In a typical large office, a few light switches control all the lights. That means if one person is working in the office, all the lights are on.
This system is inefficient and wasteful, and it is exactly the kind of lighting that Crestron Electronics is changing in offices, homes, hospitals and commercials buildings.
With Crestron’s adaptable and hyper-specific lighting control, every light in an office can be controlled individually, so that one employee working late might use one or two lights, not 20.
Crestron Electronics has been offering lighting control solutions to offices, homes, hospitals, schools and more for over half a century, but this past year was its best year yet for selling its lighting control products. In large part that’s due to new green building standards that emphasize automatic light sensors, daylight harvesting and timeclock control, which times lights to dim as natural daylight increases.
“Those are three things we’ve been doing since we started in the lighting control environment, but now there’s finally a requirement to include those in your space,” says Crestron National Design Manager Andrew Gross. In other words, the industry has finally caught up with the company.
Started in 1969 as a slide reel projector business above a deli in New Jersey, Crestron is now a billion-dollar company and one of the largest privately held companies in the world with hundreds of international offices.
Over the years, Crestron has grown in size and sophistication so that it now builds technology to manage technology. It provides automation and control systems for buildings and homes that allow users to control everything from lighting to A/V, window shades, IT, security, HVAC and more, all from one integrated platform.
For building owners and property managers who use Crestron to control lighting, this can mean major energy savings and compliance with ASHRAE’s (American Society of Heating, Refrigeration and Air-Conditioning Engineers) Standard 90.1 and the International Energy Conservation Code (IECC), both of which emphasize lighting control as a means to energy savings.
Dynamic lighting with DALI
Crestron’s lighting control solutions do more than ensure lights are not left on unnecessarily. Crestron’s platform can control each individual light fixture and is easy to program and reprogram as lighting needs change—for instance, with the changing of seasons or office configurations. It does this using an open-source DALI (Digital Addressable Lighting Interface) protocol—programing that is free and available to anyone.
Whereas with analog lighting control, one light switch controls one light or strip of lighting, DALI allows digital control so that each light can be controlled via one interface. Instead of having a light switch for every light fixture, one sleek computer screen acts as the “switch” for all of the light fixtures and can still control them each individually.
Creston introduced the wall mounted touchscreens that are growing more common for this purpose. However it also allows lights to be controlled through a computer application, iPhone or iPad.
“When you give the customer the ability to control light on a much more granular level, you’re not forced into keeping certain lights on unnecessarily,” Gross says. “That’s really the overarching theme behind DALI.”
The other benefit is what the company calls dynamic rezoning.

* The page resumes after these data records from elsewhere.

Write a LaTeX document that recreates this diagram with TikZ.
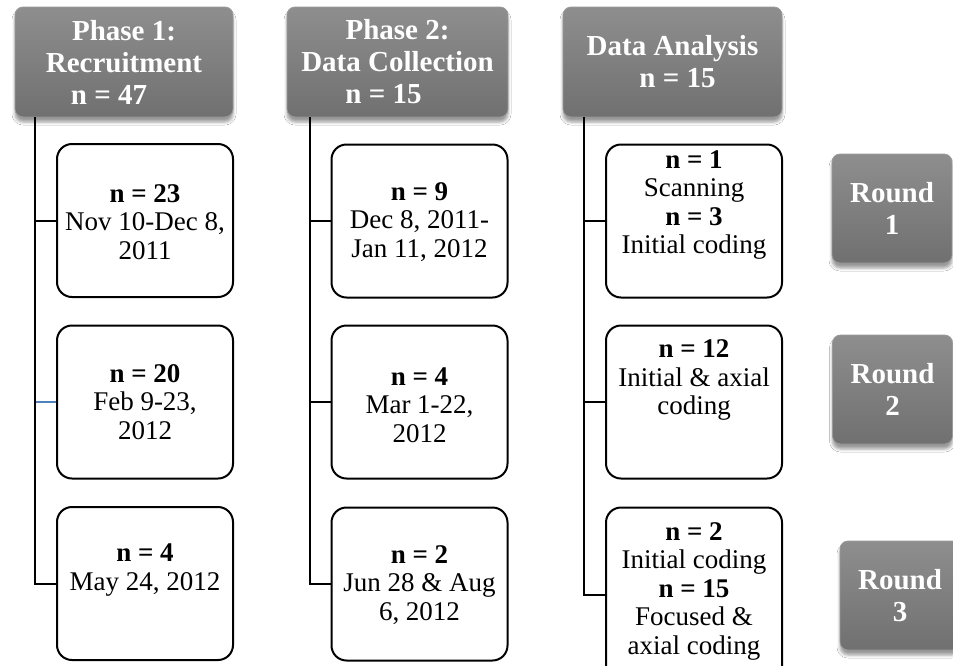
\documentclass[tikz,border=0pt]{standalone}
\usepackage{fontspec}
\setmainfont{Liberation Serif}
\usetikzlibrary{shadows.blur}
\definecolor{boxtop}{HTML}{8E8E8E}
\definecolor{boxbot}{HTML}{707070}
\definecolor{boxedge}{HTML}{9A9A9A}
\definecolor{blueline}{HTML}{4F81BD}
\tikzset{
  headbox/.style={rectangle, rounded corners=8pt, top color=boxtop, bottom color=boxbot,
    draw=boxedge, line width=0.8pt, text=white, font=\fontsize{29}{32}\selectfont\bfseries,
    align=center, inner sep=0pt,
    blur shadow={shadow xshift=0pt, shadow yshift=-5pt, shadow blur radius=3pt, shadow opacity=40}},
  childbox/.style={rectangle, rounded corners=15pt, draw=black, line width=2pt, fill=white,
    minimum width=176pt, minimum height=153pt, inner sep=0pt},
  childtext/.style={align=center, inner sep=0pt, font=\fontsize{27}{28.5}\selectfont},
  conn/.style={draw=black, line width=2pt},
  connblue/.style={draw=blueline, line width=1.5pt},
}
\begin{document}
\begin{tikzpicture}[x=1pt, y=-1pt]
\useasboundingbox (0,0) rectangle (953,665);
\clip (0,0) rectangle (953,665);
\fill[white] (0,0) rectangle (953,665);

% header boxes
\node[headbox, minimum width=218pt, minimum height=110pt] (h1) at (124,62)
  {Phase 1:\\Recruitment\\n = 47\hspace*{30pt}};
\node[headbox, minimum width=221pt, minimum height=110pt] (h2) at (397.5,62)
  {Phase 2:\\Data Collection\\n = 15\hspace*{28pt}};
\node[headbox, minimum width=219pt, minimum height=110pt] (h3) at (672.5,62)
  {Data Analysis\\\hspace*{10pt}n = 15};

% round boxes
\node[headbox, minimum width=120pt, minimum height=109pt] (r1) at (892,208.5) {Round\\1};
\node[headbox, minimum width=120pt, minimum height=109pt] (r2) at (892.5,389.5) {Round\\2};
\node[headbox, minimum width=120pt, minimum height=109pt] (r3) at (900,595.5) {Round\\3};

% child boxes Phase 1
\node[childbox] (a1) at (145,220.5) {};
\node[childbox] (a2) at (145,402) {};
\node[childbox] (a3) at (145,583.5) {};
\node[childtext] (ta1) at (145,222) {\textbf{n = 23}\\Nov 10-Dec 8,\\2011};
\node[childtext] (ta2) at (145,402) {\textbf{n = 20}\\Feb 9-23,\\2012};
\node[childtext] (ta3) at (145,570) {\textbf{n = 4}\\May 24, 2012};

% child boxes Phase 2
\node[childbox] (b1) at (419.5,221) {};
\node[childbox] (b2) at (419.5,402) {};
\node[childbox] (b3) at (419.5,584) {};
\node[childtext] (tb1) at (419.5,222) {\textbf{n = 9}\\Dec 8, 2011-\\Jan 11, 2012};
\node[childtext] (tb2) at (419.5,405) {\textbf{n = 4}\\Mar 1-22,\\2012};
\node[childtext] (tb3) at (419.5,585) {\textbf{n = 2}\\Jun 28 \& Aug\\6, 2012};

% child boxes Data Analysis
\node[childbox] (c1) at (694,221) {};
\node[childbox] (c2) at (694,402) {};
\node[childbox, minimum height=175pt] (c3) at (694,595) {};
\node[childtext] (tc1) at (694,205) {\textbf{n = 1}\\Scanning\\\textbf{n = 3}\\Initial coding};
\node[childtext] (tc2) at (694,380) {\textbf{n = 12}\\Initial \& axial\\coding};
\node[childtext] (tc3) at (694,591) {\textbf{n = 2}\\Initial coding\\\textbf{n = 15}\\Focused \&\\axial coding};

% connectors
\coordinate (v1) at (35,117);
\coordinate (v2) at (310,117);
\coordinate (v3) at (584,117);
\draw[conn] (v1) |- (a3.west);
\draw[conn] (v1 |- a1.west) -- (a1.west);
\draw[connblue] ([xshift=1pt]v1 |- a2.west) -- (a2.west);
\draw[conn] (v2) |- (b3.west);
\draw[conn] (v2 |- b1.west) -- (b1.west);
\draw[conn] (v2 |- b2.west) -- (b2.west);
\draw[conn] (v3) |- (c3.west);
\draw[conn] (v3 |- c1.west) -- (c1.west);
\draw[conn] (v3 |- c2.west) -- (c2.west);
\end{tikzpicture}
\end{document}
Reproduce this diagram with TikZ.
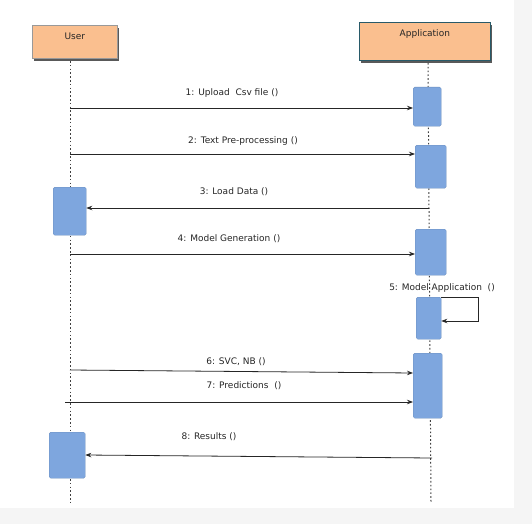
\documentclass[tikz,border=0pt]{standalone}
\usepackage{fontspec}
\setmainfont{DejaVu Sans}
\usetikzlibrary{arrows.meta,shadows}
\definecolor{hdrfill}{RGB}{250,191,143}
\definecolor{actfill}{RGB}{126,166,222}
\definecolor{appedge}{RGB}{40,90,105}
\definecolor{bgmargin}{RGB}{245,245,245}
\tikzset{
  hdrbox/.style={draw=#1, line width=0.6pt, fill=hdrfill, anchor=north west, inner sep=0pt,
     drop shadow={shadow xshift=1.2pt, shadow yshift=-2.5pt, fill=black!65, opacity=1}},
  hdrtxt/.style={font=\fontsize{9pt}{10pt}\selectfont, text=black!85, anchor=north, inner sep=0pt},
  act/.style={fill=actfill, draw=actfill!85!black, line width=0.3pt, rounded corners=1.5pt, anchor=north west, inner sep=0pt},
  lifeline/.style={draw=black!75, line width=1pt, dash pattern=on 1.6pt off 2.2pt},
  msg/.style={draw=black!85, line width=0.8pt, -{Stealth[length=6pt,width=4.5pt]}},
  msgtxt/.style={font=\fontsize{9pt}{10pt}\selectfont, text=black!85, inner sep=0pt}
}
\begin{document}
\begin{tikzpicture}[x=1pt,y=-1pt]
\useasboundingbox (0,0) rectangle (532,524);
\fill[bgmargin] (0,0) rectangle (532,524);
\fill[white] (0,0) rectangle (514,508);

% headers
\node[hdrbox=black!40, minimum width=85pt, minimum height=33pt] (user) at (32,25) {};
\node[hdrtxt] (usertxt) at ([yshift=-8pt]user.north) {User};
\node[hdrbox=appedge, minimum width=131pt, minimum height=38pt] (app) at (359,22) {};
\node[hdrtxt] (apptxt) at ([yshift=-7pt]app.north) {Application};

% lifelines
\coordinate (uTop) at (70,61);
\coordinate (uEnd) at (70,502);
\coordinate (aTop) at (428,63);
\coordinate (aEnd) at (431,502);
\draw[lifeline] (uTop) -- (uEnd);
\draw[lifeline] (aTop) -- (aEnd);

% activations
\node[act, minimum width=28pt, minimum height=39pt] (a1) at (413,87) {};
\node[act, minimum width=31pt, minimum height=43pt] (a2) at (415,145) {};
\node[act, minimum width=31pt, minimum height=46pt] (a4) at (415,229) {};
\node[act, minimum width=25pt, minimum height=42pt] (a5) at (416,297) {};
\node[act, minimum width=29pt, minimum height=65pt] (a6) at (413,353) {};
\node[act, minimum width=33pt, minimum height=48pt] (u3) at (53,187) {};
\node[act, minimum width=36pt, minimum height=46pt] (u8) at (49,432) {};

% messages
\coordinate (m1) at (70,108);
\draw[msg] (m1) -- (m1 -| a1.west);
\node[msgtxt] (t1) at (232,93) {1: Upload\ \ Csv file ()};

\coordinate (m2) at (70,154);
\draw[msg] (m2) -- (m2 -| a2.west);
\node[msgtxt] (t2) at (243,141) {2: Text Pre-processing ()};

\coordinate (m3) at (429,208);
\draw[msg] (m3) -- (m3 -| u3.east);
\node[msgtxt] (t3) at (234,192) {3: Load Data ()};

\coordinate (m4) at (70,254);
\draw[msg] (m4) -- (m4 -| a4.west);
\node[msgtxt] (t4) at (229,239) {4: Model Generation ()};

\coordinate (m5r) at (478,297);
\coordinate (m5b) at (478,321);
\draw[msg] (a5.north east) -- (m5r) -- (m5b) -- (m5b -| a5.east);
\node[msgtxt] (t5) at (442,288) {5: Model Application\ \ ()};

\coordinate (m6) at (70,370);
\draw[msg] (m6) -- (a6.west |- 0,373);
\node[msgtxt] (t6) at (236,362) {6: SVC, NB ()};

\coordinate (m7) at (65,402);
\draw[msg] (m7) -- (m7 -| a6.west);
\node[msgtxt] (t7) at (244,386) {7: Predictions\ \ ()};

\coordinate (m8) at (432,458);
\draw[msg] (m8) -- (u8.east |- 0,455);
\node[msgtxt] (t8) at (209,437) {8: Results\ ()};
\end{tikzpicture}
\end{document}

“With the advent of these large, open spaces again, everybody’s got an open-plan, shared workspace,” Gross says. “If you want to add some sort of private office or maybe add a conference room, the ability to rezone and reconfigure the space is done via programming and not via rewiring.”
Another popular application of Crestron’s lighting control systems is in retrofits, where Crestron’s wireless lighting control capabilities mean property owners can offer automated lighting control without any rewiring.
Building with Crestron
Crestron doesn’t only make the technology—it comes in at the design level, working with architects, engineers and designers. It doesn’t leave until everyone on the site has received hands-on training and knows how to use Crestron’s technology to control the lighting and other building management technologies.

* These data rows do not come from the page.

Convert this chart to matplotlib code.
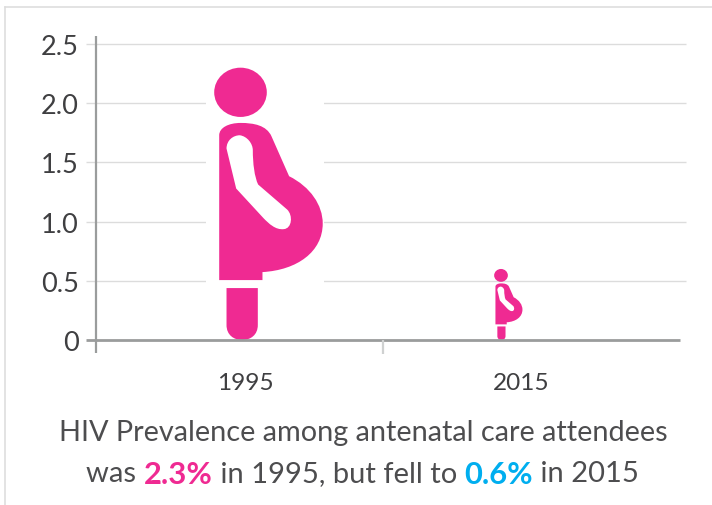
import matplotlib
matplotlib.use("Agg")
import matplotlib.pyplot as plt
from matplotlib.path import Path
from matplotlib.patches import PathPatch, Rectangle
import numpy as np

categories = ["1995", "2015"]
values = [2.3, 0.6]
y_ticks = [0, 0.5, 1.0, 1.5, 2.0, 2.5]
y_labels = ["0", "0.5", "1.0", "1.5", "2.0", "2.5"]
line1 = "HIV Prevalence among antenatal care attendees"
line2_parts = [("was ", "#4d4d4f", "normal"), ("2.3%", "#ef2a92", "bold"),
               (" in 1995, but fell to ", "#4d4d4f", "normal"), ("0.6%", "#00aeef", "bold"),
               (" in 2015", "#4d4d4f", "normal")]

W, H = 712, 506
plt.rcParams['font.family'] = ['Lato', 'DejaVu Sans']
fig = plt.figure(figsize=(W/100, H/100), dpi=100)
L, R, T, B = 96, 680, 45, 341
ax = fig.add_axes([L/W, 1-B/H, (R-L)/W, (B-T)/H])
PX = 287.0
ax.set_xlim(-(239.5-L)/PX, (R-239.5)/PX)
ax.set_ylim(0, 2.5)
ypx = (B-T)/2.5
for s in ax.spines.values():
    s.set_visible(False)
ax.set_xticks([]); ax.set_yticks([])

GRID = "#dcdcdc"; AX = "#9a9c9c"; TXT = "#3f3f41"
for t in y_ticks[1:]:
    ax.plot([-(239.5-86)/PX, (686-239.5)/PX], [t, t], color=GRID, lw=1.0, zorder=1, clip_on=False, solid_capstyle='butt')

M, C4, Ln, Z = Path.MOVETO, Path.CURVE4, Path.LINETO, Path.CLOSEPOLY
body = [(M,(86,690)),(Ln,(86,255)),(C4,(86,232)),(C4,(115,218)),(C4,(150,218)),
        (C4,(190,218)),(C4,(228,225)),(C4,(243,258)),(Ln,(296,378)),
        (C4,(360,410)),(C4,(397,465)),(C4,(397,520)),
        (C4,(397,605)),(C4,(320,660)),(C4,(216,666)),(Ln,(216,690)),(Z,(86,690))]
# arm runs the opposite way round so it cuts a hole in the body
arm = [(M,(108,295)),(Ln,(137,415)),(Ln,(220,505)),
       (C4,(235,520)),(C4,(255,540)),(C4,(280,537)),
       (C4,(305,535)),(C4,(308,495)),(C4,(290,478)),
       (Ln,(203,403)),(C4,(192,380)),(C4,(187,340)),(C4,(187,300)),
       (C4,(187,280)),(C4,(170,258)),(C4,(148,255)),
       (C4,(128,255)),(C4,(108,270)),(C4,(108,295)),(Z,(108,295))]
leg = [(M,(108,714)),(Ln,(202,714)),(Ln,(202,825)),(C4,(202,855)),(C4,(180,870)),(C4,(155,870)),
       (C4,(130,870)),(C4,(108,855)),(C4,(108,825)),(Z,(108,714))]
k = 0.5523
cx, cy, rx, ry = 150, 126, 79, 74
head = [(M,(cx+rx,cy)),(C4,(cx+rx,cy-k*ry)),(C4,(cx+k*rx,cy-ry)),(C4,(cx,cy-ry)),
        (C4,(cx-k*rx,cy-ry)),(C4,(cx-rx,cy-k*ry)),(C4,(cx-rx,cy)),
        (C4,(cx-rx,cy+k*ry)),(C4,(cx-k*rx,cy+ry)),(C4,(cx,cy+ry)),
        (C4,(cx+k*rx,cy+ry)),(C4,(cx+rx,cy+k*ry)),(C4,(cx+rx,cy)),(Z,(cx+rx,cy))]
segs = body + arm + leg + head
codes = [c for c, _ in segs]
verts = np.array([p for _, p in segs], float)
verts[:, 0] = (verts[:, 0] - 150) / 818
verts[:, 1] = (870 - verts[:, 1]) / 818
aspect = ypx / PX

offsets = [(240.5-239.5)/PX, (501-239.5)/PX]
label_offsets = [(245-239.5)/PX, (521-239.5)/PX]
for v, off in zip(values, offsets):
    xs = off + verts[:, 0]*v*aspect
    ys = verts[:, 1]*v
    if v > 1:  # only the large icon interrupts the grid lines
        ax.add_patch(Rectangle((off + (-105/818)*v*aspect, 0.01), (357/818)*v*aspect, v,
                               fc="white", ec="none", zorder=2))
    ax.add_patch(PathPatch(Path(np.column_stack([xs, ys]), codes), fc="#ef2a92", ec="none", zorder=3))

ax.plot([-(239.5-86)/PX, (680-239.5)/PX], [0, 0], color=AX, lw=2, zorder=4, clip_on=False, solid_capstyle='butt')
ax.plot([-(239.5-96)/PX]*2, [-13/ypx, 304/ypx], color=AX, lw=1.6, zorder=4, clip_on=False, solid_capstyle='butt')
ax.plot([(383-239.5)/PX]*2, [-14/ypx, 0], color="#cfd1d1", lw=1.6, zorder=4, clip_on=False, solid_capstyle='butt')

for t, lab in zip(y_ticks, y_labels):
    ax.text(-(239.5-79)/PX, t, lab, ha='right', va='center_baseline', fontsize=19.5, color=TXT)
for off, lab in zip(label_offsets, categories):
    ax.text(off, -40/ypx, lab, ha='center', va='center_baseline', fontsize=17.6, color=TXT)

fig.text(363/W, 1-431/H, line1, ha='center', va='center_baseline', fontsize=20.8, color="#4d4d4f")

fig.canvas.draw()
rend = fig.canvas.get_renderer()
y2 = 1-472/H
pieces = []
total = 0
for s, col, wt in line2_parts:
    size = 22.2 if wt == "bold" else 21.0
    t = fig.text(0, y2, s.replace(" ", "\u00a0"), color=col, fontweight=wt, fontsize=size, va='center_baseline', ha='left')
    w = t.get_window_extent(rend).width
    pieces.append((t, w)); total += w
x = 362.5 - total/2
for t, w in pieces:
    t.set_x(x/W); x += w

fig.add_artist(plt.Line2D([4.5/W, 4.5/W], [0, 1-7.5/H], color="#dedede", lw=1.2))
fig.add_artist(plt.Line2D([4.5/W, 1], [1-7.5/H, 1-7.5/H], color="#dedede", lw=1.2))

fig.savefig("out.png", dpi=100)
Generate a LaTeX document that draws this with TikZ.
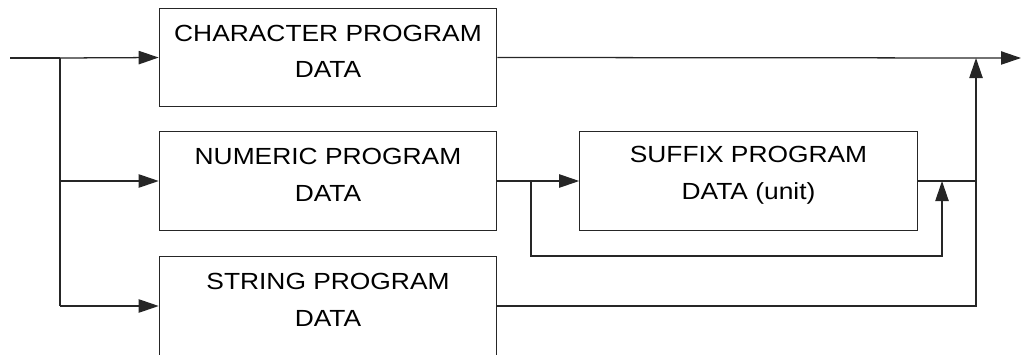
\documentclass[tikz,border=0pt]{standalone}
\usepackage{fontspec}
\setmainfont[FakeStretch=1.13]{Liberation Sans}
\usetikzlibrary{arrows.meta}
\begin{document}
\begin{tikzpicture}[x=0.75pt,y=-0.75pt,
    line width=0.95pt,draw=black!85,
    flecha/.style={-{Triangle[length=15pt,width=10pt]}},
    caja/.style={draw,rectangle,minimum width=253pt,minimum height=74pt,inner sep=0pt},
    rotulo/.style={align=center,font=\fontsize{17.5}{27.5}\selectfont,yshift=4.5pt}]
    \clip (0,0) rectangle (1023,354);

    %Cajas
    \node[caja,label={[rotulo]center:CHARACTER PROGRAM\\DATA}] (car) at (328,57.5) {};
    \node[caja,label={[rotulo]center:NUMERIC PROGRAM\\DATA}] (num) at (328,181) {};
    \node[caja,label={[rotulo]center:STRING PROGRAM\\DATA}] (cad) at (328,306) {};
    \node[caja,label={[rotulo]center:SUFFIX PROGRAM\\DATA (unit)}] (suf) at (748.5,181) {};

    %Entrada y ramas
    \coordinate (ent) at (10,58);
    \coordinate (ram) at (60,58);
    \draw (ent) -- (ram) (ram) -- (ram |- cad.west);
    \draw[flecha] (ram) -- (car.west);
    \draw[flecha] (ram |- num.west) -- (num.west);
    \draw[flecha] (ram |- cad.west) -- (cad.west);

    %Sufijo opcional
    \coordinate (des) at (531,181);
    \coordinate (vuelta) at (942,256);
    \coordinate (sal) at (976,58);
    \draw[flecha] (num.east) -- (suf.west);
    \draw[flecha] (des) |- (vuelta) -- (vuelta |- suf.east);
    \draw (suf.east) -- (sal |- suf.east);

    %Salidas
    \draw[flecha] (cad.east) -| (sal);
    \draw[flecha] (car.east) -- (1021,58);
\end{tikzpicture}
\end{document}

On a given day, Crestron might work with tenants in a major complex of five or six high-rise towers that won’t be completed for four years. Or, it might go so far as to spend a summer working with a school to upgrade its classroom lighting controls.
Crestron worked with Salt River Electric, one of the largest power utilities in the U.S., to create a new energy-savings and efficiency model. Salt River Electric renovated a three-story, 85,000-square-foot building next door to its Phoenix, Arizona, headquarters and used Crestron’s lighting solutions and facilities management technologies to make a case for the energy-savings that these technologies can provide.

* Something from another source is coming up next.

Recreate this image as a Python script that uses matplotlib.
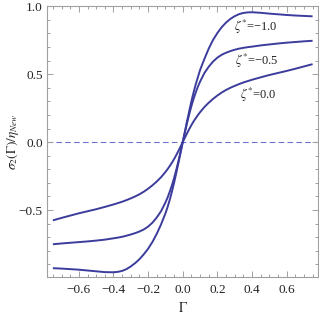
import matplotlib
matplotlib.use("Agg")
import matplotlib.pyplot as plt
from matplotlib.ticker import MultipleLocator, FixedLocator

plt.rcParams['font.family'] = ['Liberation Serif', 'DejaVu Serif']
plt.rcParams['mathtext.fontset'] = 'stix'
plt.rcParams['axes.unicode_minus'] = True

gamma = [-0.75, -0.70, -0.65, -0.60, -0.55, -0.50, -0.45, -0.40, -0.375, -0.35,
         -0.325, -0.30, -0.275, -0.25, -0.225, -0.20, -0.175, -0.15, -0.125, -0.10,
         -0.0875, -0.075, -0.0625, -0.05, -0.0375, -0.025, -0.0125, 0.0,
         0.0125, 0.025, 0.0375, 0.05, 0.0625, 0.075, 0.0875, 0.10, 0.125, 0.15,
         0.175, 0.20, 0.225, 0.25, 0.275, 0.30, 0.325, 0.35, 0.375, 0.40,
         0.45, 0.50, 0.55, 0.60, 0.65, 0.70, 0.75]

sigma_zeta_0 = [-0.576, -0.558, -0.541, -0.524, -0.509, -0.494, -0.477, -0.459, -0.449, -0.439,
                -0.427, -0.414, -0.400, -0.384, -0.365, -0.343, -0.318, -0.290, -0.258, -0.220,
                -0.199, -0.176, -0.152, -0.125, -0.096, -0.065, -0.033, 0.0,
                0.033, 0.065, 0.096, 0.125, 0.152, 0.176, 0.199, 0.220, 0.258, 0.290,
                0.318, 0.343, 0.365, 0.384, 0.400, 0.414, 0.427, 0.439, 0.449, 0.459,
                0.477, 0.494, 0.509, 0.524, 0.540, 0.557, 0.574]

sigma_zeta_m05 = [-0.752, -0.746, -0.741, -0.736, -0.731, -0.725, -0.718, -0.708, -0.703, -0.697,
                  -0.689, -0.680, -0.670, -0.658, -0.643, -0.622, -0.593, -0.555, -0.508, -0.445,
                  -0.408, -0.365, -0.318, -0.265, -0.205, -0.140, -0.071, 0.0,
                  0.071, 0.140, 0.205, 0.265, 0.318, 0.365, 0.408, 0.445, 0.508, 0.555,
                  0.593, 0.622, 0.643, 0.658, 0.670, 0.680, 0.688, 0.694, 0.699, 0.703,
                  0.712, 0.719, 0.726, 0.732, 0.737, 0.742, 0.746]

sigma_zeta_m10 = [-0.928, -0.931, -0.935, -0.939, -0.945, -0.951, -0.957, -0.958, -0.955, -0.948,
                  -0.935, -0.915, -0.891, -0.862, -0.826, -0.785, -0.735, -0.675, -0.605, -0.525,
                  -0.478, -0.425, -0.365, -0.300, -0.228, -0.155, -0.078, 0.0,
                  0.078, 0.155, 0.228, 0.300, 0.365, 0.425, 0.478, 0.530, 0.612, 0.688,
                  0.752, 0.803, 0.846, 0.880, 0.907, 0.927, 0.942, 0.951, 0.955, 0.956,
                  0.952, 0.946, 0.941, 0.936, 0.932, 0.929, 0.926]

labels = [r"$\zeta^{*}$=−1.0", r"$\zeta^{*}$=−0.5", r"$\zeta^{*}$=0.0"]
label_pos = [(0.42, 0.85), (0.43, 0.596), (0.435, 0.35)]

xtick_vals = [-0.6, -0.4, -0.2, 0.0, 0.2, 0.4, 0.6]
xtick_text = ['−0.6', '−0.4', '−0.2', '0.0', '0.2', '0.4', '0.6']
ytick_vals = [-0.5, 0.0, 0.5, 1.0]
ytick_text = ['−0.5', '0.0', '0.5', '1.0']

line_color = '#3c3c9c'
frame_color = '#a0a0a0'
text_color = '#222222'

fig = plt.figure(figsize=(3.19, 3.14), dpi=100)
ax = fig.add_axes([0.1473, 0.1178, 0.9978 - 0.1473, 0.98 - 0.1178])

ax.axhline(0.0, color='#7070d0', lw=0.8, ls=(0, (5, 3)), zorder=1)
for s in (sigma_zeta_m10, sigma_zeta_m05, sigma_zeta_0):
    ax.plot(gamma, s, color=line_color, lw=1.4, solid_capstyle='butt',
            solid_joinstyle='round', zorder=2)

for txt, (x, y) in zip(labels, label_pos):
    ax.text(x, y, txt, ha='center', va='center', fontsize=9, color=text_color)

ax.set_xlim(-0.784, 0.783)
ax.set_ylim(-0.993, 1.0)

ax.xaxis.set_major_locator(FixedLocator(xtick_vals))
ax.xaxis.set_minor_locator(MultipleLocator(0.05))
ax.yaxis.set_major_locator(FixedLocator(ytick_vals))
ax.yaxis.set_minor_locator(MultipleLocator(0.1))
ax.set_xticklabels(xtick_text)
ax.set_yticklabels(ytick_text)

for sp in ax.spines.values():
    sp.set_color(frame_color)
    sp.set_linewidth(0.8)

ax.tick_params(which='both', direction='in', top=True, right=True,
               color=frame_color, labelsize=9.5, labelcolor=text_color, width=0.7)
ax.tick_params(which='major', length=4)
ax.tick_params(which='minor', length=2.2)
ax.tick_params(axis='x', which='major', pad=5)
ax.tick_params(axis='y', which='major', pad=3)

ax.set_xlabel(r"$\Gamma$", fontsize=10, color=text_color, va='center')
ax.set_ylabel(r"$\sigma_2(\Gamma)/\eta_{New}$", fontsize=9.5, color=text_color, va='center')
ax.xaxis.set_label_coords(0.5, -0.115)
ax.yaxis.set_label_coords(-0.125, 0.5)

fig.savefig('out.png', dpi=100)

Salt River used Crestron’s Fusion® Cloud dashboard to integrate all of the building functions that are normally operated in silos, such as lighting, video technology, digital signage, voice and data communication and building management systems.
In addition to lighting, “it’s really about integrating all of the other pieces of technology in a building to allow it to operate and breathe and live as its own creature almost,” Gross says.
Playing nice with other manufacturers
A major benefit of DALI is that it allows Crestron to integrate lighting systems from any manufacturer that uses the DALI protocol.
“Really the reason we showcase DALI is it is the most advanced control system out there,” Gross says. “It’s an open standard that can be integrated with other systems that Crestron doesn’t manufacture.”
In any dimming system, the light ballasts and controllers must speak the same language. That language is either proprietary or open source, like DALI. Crestron makes its own lighting products, but it wanted to make sure that its control system would be able to control lighting products made by other manufacturers too. Because Crestron’s lights and control system speak the open source DALI language, they work well with lights made by other companies.
“We like to integrate with other people,” Gross says. “We like to manufacture products, but we also like to have good partnerships.”